A few months later in 1962 Brother Francis of Paula, at the age of 81, joined the community. He was always a cheerful Brother who kept the community alive. He loved to be with the boys and to teach them prayers. In 1962 most honourable Bro. Nicet Joseph and Very Rev. Bro. Lawrence O’Toole visited Boys’ Town and saw the dire need of financial assistance and personnel. They gave a lot of encouragement and financial assistance.
Life in Boys’ Town was always a tiring and a trying experience, but one can imagine what the pioneers must have had to put up with. The first Director of Boys’ Town was Bro. Alban Patrick from Sri Lanka. After a long and distinguished teaching career, most of the time as Director and Headmaster he was well fitted and still active enough to put Boys’ Town well on its feet. At the same time invitations had been sent out far and wide for suitable volunteers for the work in hand. There was a quick response. Soon Bro. Alban had two hardy men by his side. One was Bro. Norman, an experienced school man with a strong bent for engineering, and the other was Bro. Joseph Homan, with a home-background in the farmlands of east England. All got off to a good start.
Visit of Bro.
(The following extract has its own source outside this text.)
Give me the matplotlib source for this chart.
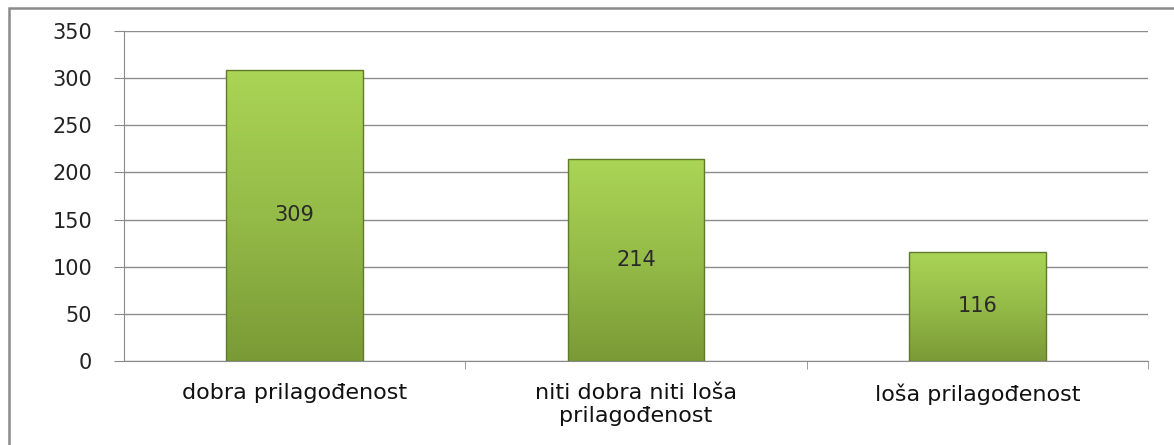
import matplotlib
matplotlib.use("Agg")
import matplotlib.pyplot as plt
import numpy as np
from matplotlib.patches import Rectangle
from matplotlib.colors import LinearSegmentedColormap

categories = ["dobra prilagođenost", "niti dobra niti loša\nprilagođenost", "loša prilagođenost"]
values = [309, 214, 116]
yticks = [0, 50, 100, 150, 200, 250, 300, 350]

fig = plt.figure(figsize=(11.74, 4.45), dpi=100)
ax = fig.add_axes([124/1174, 1-361/445, (1148-124)/1174, (361-31)/445])

# outer frame
fig.patches.append(Rectangle((9/1174, -0.2), 2.0, 1.2 - 8/445, transform=fig.transFigure,
                             fill=False, edgecolor="#8a8a8a", linewidth=1.8, zorder=0))

x = np.arange(len(categories))
width = 0.4
bars = ax.bar(x, values, width=width, color="none", edgecolor="#5f7a2a", linewidth=1.0, zorder=3)

cmap = LinearSegmentedColormap.from_list("g", ["#7a9a36", "#95bb48", "#aad555"])
grad = np.linspace(0, 1, 256).reshape(-1, 1)
for b in bars:
    x0, w, h = b.get_x(), b.get_width(), b.get_height()
    im = ax.imshow(grad, extent=[x0, x0 + w, 0, h], origin="lower", cmap=cmap,
                   aspect="auto", zorder=2, interpolation="bicubic")
    im.set_clip_path(b)

for xi, v in zip(x, values):
    ax.text(xi, v / 2, str(v), ha="center", va="center", fontsize=15,
            color="#2a2a2a", zorder=4)

ax.set_xlim(-0.5, len(categories) - 0.5)
ax.set_ylim(0, 350)
ax.set_yticks(yticks)
ax.set_yticklabels([str(t) for t in yticks], fontsize=15, color="#222222")
ax.set_xticks(x)
ax.set_xticklabels(categories, fontsize=16, color="#111111", linespacing=1.2)
ax.tick_params(axis="x", length=0, pad=16)
ax.set_xticks(np.arange(len(categories)) + 0.5, minor=True)
ax.tick_params(axis="x", which="minor", length=6, color="#8a8a8a", direction="out")
ax.tick_params(axis="y", length=7, color="#8a8a8a", pad=16)

ax.grid(axis="y", color="#8c8c8c", linewidth=1.0, zorder=0)
ax.set_axisbelow(True)
for s in ["top", "right"]:
    ax.spines[s].set_visible(False)
ax.spines["left"].set_color("#8a8a8a")
ax.spines["bottom"].set_color("#8a8a8a")

fig.savefig("out.png", dpi=100)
Nicet Joseph Superior General 1962
Front Row: Bro. Vincent Gottwald, Bro. Nicet Joseph; SG, Bro. Laurence O’ Toole, Bro. Alban Patrick.
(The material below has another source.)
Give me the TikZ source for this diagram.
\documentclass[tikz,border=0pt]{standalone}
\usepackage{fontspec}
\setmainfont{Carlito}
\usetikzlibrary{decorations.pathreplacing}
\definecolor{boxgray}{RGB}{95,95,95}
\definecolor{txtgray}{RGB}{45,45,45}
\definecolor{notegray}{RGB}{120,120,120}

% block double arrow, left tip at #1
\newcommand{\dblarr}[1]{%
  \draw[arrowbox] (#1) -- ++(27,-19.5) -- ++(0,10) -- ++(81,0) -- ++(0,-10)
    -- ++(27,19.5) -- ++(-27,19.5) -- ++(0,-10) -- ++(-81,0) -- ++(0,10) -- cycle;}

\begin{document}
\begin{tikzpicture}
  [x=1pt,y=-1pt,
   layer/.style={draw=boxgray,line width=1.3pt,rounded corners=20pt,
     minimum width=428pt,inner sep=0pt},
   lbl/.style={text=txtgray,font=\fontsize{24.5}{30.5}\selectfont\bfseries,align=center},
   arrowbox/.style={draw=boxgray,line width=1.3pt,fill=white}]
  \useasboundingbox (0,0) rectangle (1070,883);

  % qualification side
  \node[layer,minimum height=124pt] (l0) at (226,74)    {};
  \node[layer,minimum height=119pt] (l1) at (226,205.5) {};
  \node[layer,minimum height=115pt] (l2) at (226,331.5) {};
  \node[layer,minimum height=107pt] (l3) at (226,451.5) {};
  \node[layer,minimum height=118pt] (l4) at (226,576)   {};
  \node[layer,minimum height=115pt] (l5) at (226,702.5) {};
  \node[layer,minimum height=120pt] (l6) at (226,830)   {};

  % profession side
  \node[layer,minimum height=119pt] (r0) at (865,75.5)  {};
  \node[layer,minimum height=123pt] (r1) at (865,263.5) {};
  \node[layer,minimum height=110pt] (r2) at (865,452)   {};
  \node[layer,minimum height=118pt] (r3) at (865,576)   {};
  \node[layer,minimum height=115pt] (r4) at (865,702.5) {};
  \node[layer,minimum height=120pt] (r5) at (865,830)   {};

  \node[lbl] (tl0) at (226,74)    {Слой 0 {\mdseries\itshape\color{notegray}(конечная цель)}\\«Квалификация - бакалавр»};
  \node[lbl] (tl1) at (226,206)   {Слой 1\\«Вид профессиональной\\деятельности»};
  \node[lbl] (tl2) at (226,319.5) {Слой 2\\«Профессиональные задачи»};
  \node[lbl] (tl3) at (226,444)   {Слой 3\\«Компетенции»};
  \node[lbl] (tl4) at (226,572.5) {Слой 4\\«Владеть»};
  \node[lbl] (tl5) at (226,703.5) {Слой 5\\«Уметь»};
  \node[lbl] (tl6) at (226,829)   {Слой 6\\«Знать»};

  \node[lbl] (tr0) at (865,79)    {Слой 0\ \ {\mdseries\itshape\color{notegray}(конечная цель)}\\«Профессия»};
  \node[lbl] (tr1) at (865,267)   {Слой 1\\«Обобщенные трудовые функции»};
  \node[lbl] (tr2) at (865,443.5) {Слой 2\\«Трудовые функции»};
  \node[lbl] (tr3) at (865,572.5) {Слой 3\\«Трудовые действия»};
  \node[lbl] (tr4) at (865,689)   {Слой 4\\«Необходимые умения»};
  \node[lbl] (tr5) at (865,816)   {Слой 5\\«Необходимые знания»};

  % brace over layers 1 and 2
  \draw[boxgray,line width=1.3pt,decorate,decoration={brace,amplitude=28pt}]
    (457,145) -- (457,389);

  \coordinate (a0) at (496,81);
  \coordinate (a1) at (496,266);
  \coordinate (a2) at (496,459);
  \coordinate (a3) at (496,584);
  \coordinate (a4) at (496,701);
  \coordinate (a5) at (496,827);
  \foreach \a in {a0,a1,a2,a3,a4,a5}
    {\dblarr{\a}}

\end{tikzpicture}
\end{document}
Back Row: Bro. Francis of Padua, Bro. Joseph Homan, Bro. Cassian Pappu
Till 1964 the Boys’ Town was managed by a community of Missionary Brothers, who lived in a small white house at the eastern end of an undeveloped property of 120 acres belonging to the Archdiocese. Sixteen boys from destitute homes were accommodated in a large mud house. The chapel was a tin-roofed and work had started on the first vineyards and rice fields. The boys attended Loyola Technical School, Madurai or the local village schools. Two new cottages were begun – now called the reception and visitors’ cottages.
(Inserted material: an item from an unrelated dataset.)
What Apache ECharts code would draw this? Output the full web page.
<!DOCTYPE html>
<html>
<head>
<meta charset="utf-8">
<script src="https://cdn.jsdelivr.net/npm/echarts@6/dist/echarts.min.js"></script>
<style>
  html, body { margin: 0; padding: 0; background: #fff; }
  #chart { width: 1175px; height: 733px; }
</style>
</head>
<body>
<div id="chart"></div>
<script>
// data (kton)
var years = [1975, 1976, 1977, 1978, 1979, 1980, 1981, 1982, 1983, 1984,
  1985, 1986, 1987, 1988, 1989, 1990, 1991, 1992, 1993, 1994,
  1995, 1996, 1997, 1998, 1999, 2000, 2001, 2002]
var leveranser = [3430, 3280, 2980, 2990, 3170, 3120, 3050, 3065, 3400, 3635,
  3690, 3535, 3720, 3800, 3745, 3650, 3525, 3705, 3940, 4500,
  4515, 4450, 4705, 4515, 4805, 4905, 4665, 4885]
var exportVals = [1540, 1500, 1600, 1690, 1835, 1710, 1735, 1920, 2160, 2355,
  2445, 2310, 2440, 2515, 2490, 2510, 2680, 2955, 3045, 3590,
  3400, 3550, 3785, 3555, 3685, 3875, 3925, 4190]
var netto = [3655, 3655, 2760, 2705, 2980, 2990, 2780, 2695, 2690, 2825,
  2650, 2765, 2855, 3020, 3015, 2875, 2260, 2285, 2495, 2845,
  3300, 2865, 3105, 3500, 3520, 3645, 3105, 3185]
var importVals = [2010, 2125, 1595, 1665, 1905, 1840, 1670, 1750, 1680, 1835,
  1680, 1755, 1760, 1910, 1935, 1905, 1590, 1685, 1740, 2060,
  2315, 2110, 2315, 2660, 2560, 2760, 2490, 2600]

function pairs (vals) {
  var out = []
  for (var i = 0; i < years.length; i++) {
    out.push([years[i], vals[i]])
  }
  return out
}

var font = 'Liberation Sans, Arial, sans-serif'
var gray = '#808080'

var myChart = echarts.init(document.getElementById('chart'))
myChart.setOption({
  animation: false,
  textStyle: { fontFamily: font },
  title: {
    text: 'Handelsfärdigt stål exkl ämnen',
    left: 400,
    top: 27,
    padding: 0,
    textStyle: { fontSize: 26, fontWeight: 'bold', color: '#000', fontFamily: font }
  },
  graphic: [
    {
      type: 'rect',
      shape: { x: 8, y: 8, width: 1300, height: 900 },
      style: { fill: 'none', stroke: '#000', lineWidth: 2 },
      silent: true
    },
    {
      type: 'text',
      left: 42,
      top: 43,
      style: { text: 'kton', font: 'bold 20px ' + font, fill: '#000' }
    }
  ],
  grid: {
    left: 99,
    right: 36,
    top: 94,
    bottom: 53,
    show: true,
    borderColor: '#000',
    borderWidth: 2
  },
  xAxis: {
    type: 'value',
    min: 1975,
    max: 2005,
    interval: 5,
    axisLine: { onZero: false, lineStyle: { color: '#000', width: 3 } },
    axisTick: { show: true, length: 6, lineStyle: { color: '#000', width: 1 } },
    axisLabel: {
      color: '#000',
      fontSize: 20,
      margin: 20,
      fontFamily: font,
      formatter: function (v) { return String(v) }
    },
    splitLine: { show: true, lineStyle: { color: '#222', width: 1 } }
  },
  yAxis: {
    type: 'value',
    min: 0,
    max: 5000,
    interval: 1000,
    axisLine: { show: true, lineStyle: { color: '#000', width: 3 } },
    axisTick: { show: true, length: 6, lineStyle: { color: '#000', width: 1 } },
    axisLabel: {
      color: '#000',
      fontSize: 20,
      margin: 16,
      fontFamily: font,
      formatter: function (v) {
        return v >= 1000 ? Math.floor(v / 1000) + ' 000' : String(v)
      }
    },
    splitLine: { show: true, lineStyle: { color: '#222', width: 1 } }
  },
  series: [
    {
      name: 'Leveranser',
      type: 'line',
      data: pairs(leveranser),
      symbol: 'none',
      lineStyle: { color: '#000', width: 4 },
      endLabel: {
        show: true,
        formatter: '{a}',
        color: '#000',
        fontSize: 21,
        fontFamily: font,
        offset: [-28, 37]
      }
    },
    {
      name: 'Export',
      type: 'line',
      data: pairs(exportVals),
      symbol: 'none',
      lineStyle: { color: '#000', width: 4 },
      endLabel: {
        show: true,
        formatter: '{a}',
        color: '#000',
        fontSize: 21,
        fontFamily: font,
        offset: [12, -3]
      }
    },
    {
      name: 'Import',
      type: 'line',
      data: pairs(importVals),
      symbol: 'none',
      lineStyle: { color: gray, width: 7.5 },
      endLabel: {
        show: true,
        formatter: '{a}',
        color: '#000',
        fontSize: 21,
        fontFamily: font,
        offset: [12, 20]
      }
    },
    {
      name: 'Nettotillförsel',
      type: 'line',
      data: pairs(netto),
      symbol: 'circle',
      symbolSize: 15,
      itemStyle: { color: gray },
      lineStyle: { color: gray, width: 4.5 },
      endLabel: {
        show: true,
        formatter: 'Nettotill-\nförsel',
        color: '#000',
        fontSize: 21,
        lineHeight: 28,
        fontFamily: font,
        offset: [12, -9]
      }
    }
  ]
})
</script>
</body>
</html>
In 1965 SECOLI at the Mother House, Rome through the intervention of Bro. Vincent Joseph, obtained a huge grant from MISEREOR, Germany, to build a very large Boys’ Town and all the workshops and all the infrastructure. The grant came to many million rupees. MISEREOR demanded the best architect in Asia, Mr. Geoffrey Bawa of Edward Reid & Begg, Colombo and the topmost engineers in India, the Engineering Construction Corporation, Madras, a branch of Larsen and Turbo to do all the construction work.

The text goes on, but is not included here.